At first, we spoke to some kid through the board and it was a lot of fun. But then suddenly the board went crazy and some other spirit said they had taken over. That spirit was extremely angry and I don't really remember what they said, but my parents were terrified. They took the board away, put it someplace I never discovered or maybe even threw it out altogether, and refused to ever try Ouija again. Years later, I asked if we could try again, and even then, the blood rushed out of my mom's cheeks and she said no, that it was too frightening and that she didn't want to risk letting that angry spirit into our lives.
posted by rue72 at 7:53 AM on October 16, 2018 [2 favorites]
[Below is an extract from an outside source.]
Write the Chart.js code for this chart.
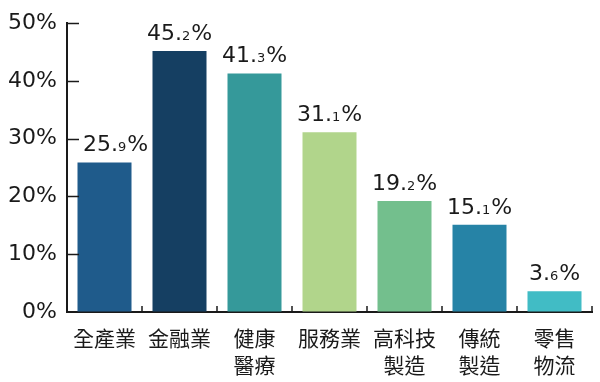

Many of my friends have great stories of Ouija boards, many of which end up with them burning the board in a parking lot or some such. I don't, because as a natural skeptic whenever I tried to use the board with a friend and the planchette started moving, I'd lift my hands up, the weight of their hands would tip the planchette, and I'd accuse them of pushing it (because the directions said to rest your fingertips on it "as lightly as possible"). They'd deny it, I'd accuse them of lying, and we'd have a huge fight.

I told my husband about this, and how I felt I missed out on a typical growing-up experience due to my actions and, bless his heart, he bought me a Ouija board.

We've only used it once. We were hungry and couldn't decide on a restaurant, so decided to ask the board. After a couple of minutes of resting our fingertips on the planchette, it swiftly and firmly moved to "GOODBYE." Laughing, we quit.

(I think we ended up at Steak 'N' Shake because it has a Pokegym.)
posted by telophase at 9:36 AM on October 16, 2018 [3 favorites]


I like to imagine Ouija boards from the other side, like the pay phones in a county jail. The spirits lined up, waiting to tell their ex-wife to remember to mow the lawn or deliver some enigmatic diatribe. If they can't get anyone they know, maybe just spook some teens.
posted by Kafkaesque at 9:58 AM on October 16, 2018 [7 favorites]


As mischievously depicted in Terry Pratchett’s Reaper Man:
There was a shrill clamour of other disembodied voices.

- could you get a message, please, to Mr. -

- tell her there’s a bag of coins on the ledge up the chimney -

- Agnes is not to have the silverware after what she said about our Molly -

- I didn’t have time to feed the cat, could someone go -

- shutupshutup!
That was One-Man-Bucket again. you’ve got no idea, have you? this is ghost talk, is it? ‘feed the cat’? whatever happened to ‘I am very happy here, and waiting for you to join me’?
posted by Morfil Ffyrnig at 2:02 PM on October 16, 2018 [2 favorites]


Joey B used to bring in his Ouija board when we had indoor recess in 5th grade. Our teacher was a pastor's wife and surprisingly chill about the fact that her students were summoning spirits in her classroom. I always thought Joey was moving the planchette and telling tales, even though 5th grade me was super into things like that. (I did a presentation on the occult for G&T that year and ended up scaring myself so much in the process that I had to start listening to classical music to fall asleep, to cover up the sounds of an old house that I had convinced myself was something spooky and bad.)

This post sent me down a rabbit hole of the history of Judaism and witches, which would make a good October FPP, come to think about it.